The opening day of the grouse-shooting season is suffering from a fall in bird stocks blamed on mild winters.
The grouse population has been hit by parasitic gut worms
The Game Conservancy Trust (GCT) said not much shooting would take place on the "Glorious Twelfth" in an attempt to boost the grouse population.
The situation is put down to parasitic worms that thrive in mild winters and affect the gut of red grouse.
Also, tick infestations in red grouse chicks have risen in the past two decades - from 4% to 92%.
GCT scientist Dave Newborn said: "After last year's population crash, we have seen a good recovery in England but the fact breeding stock was so low at the start of the year means once again shooting will be very limited this year.
"However, the prospects for a strong recovery next year look positive."

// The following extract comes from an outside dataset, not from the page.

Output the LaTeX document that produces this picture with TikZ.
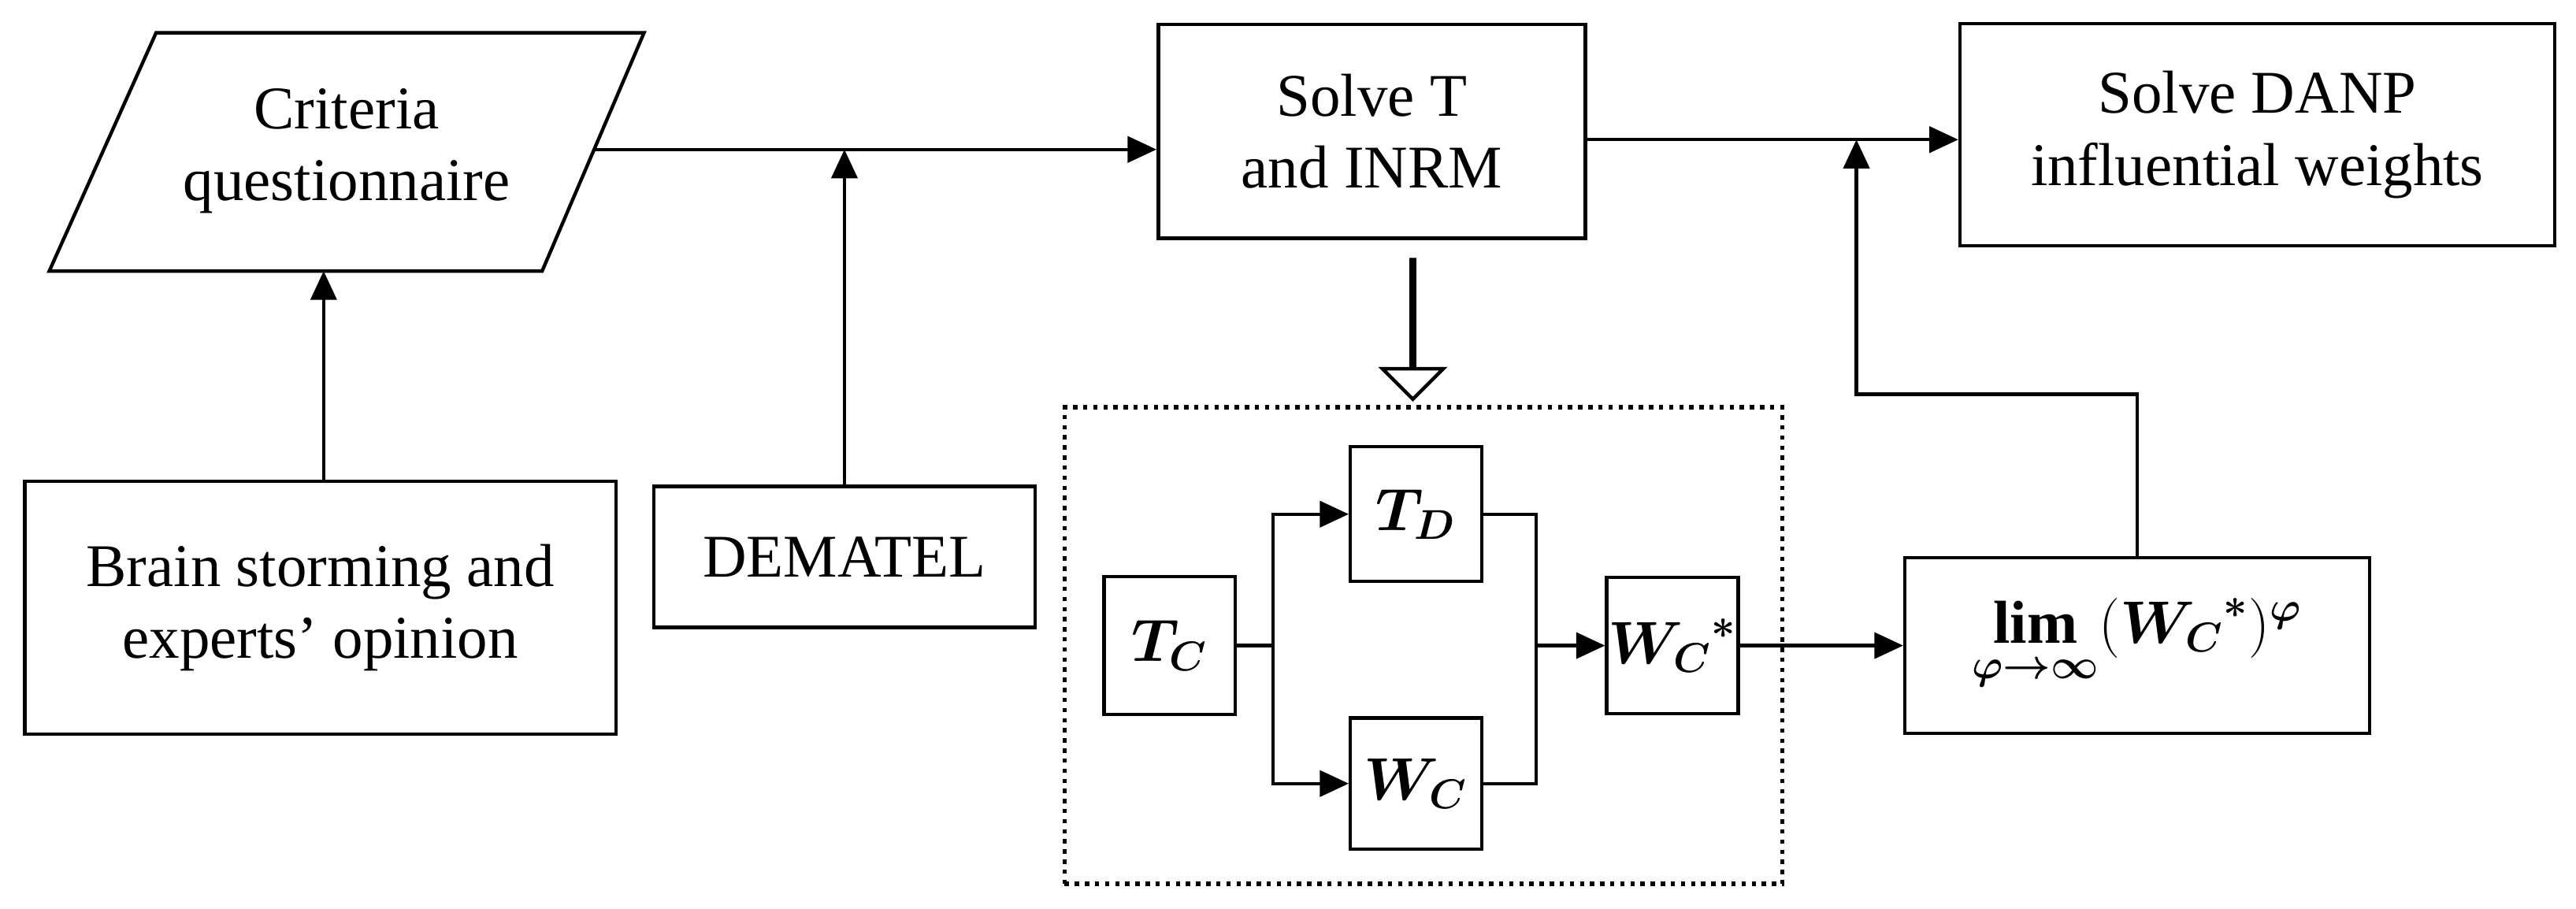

The GCT said the situation in Scotland was "very patchy indeed", with pockets of good numbers but low overall density.
Last year there was hardly any shooting in northern England because of the population crash.
The trust is trying to address the tick problem by treating sheep with insecticide.
Gamekeepers warn that there must be enough birds left over for numbers to recover in future years.
There are about 460 grouse moors in the UK, covering 3.6m acres from Wales and Derbyshire to the Highlands.
The regional director for the British Association for Shooting and Conservation, Philip Pugh, said it was a massive blow for the shooting and tourism industries.
"The red grouse is unique to this country, it is noted as one of the fastest flying and most sporting game birds there is, and they [tourists] will sadly not be coming in the same numbers because there are days being cancelled right across the region," he said.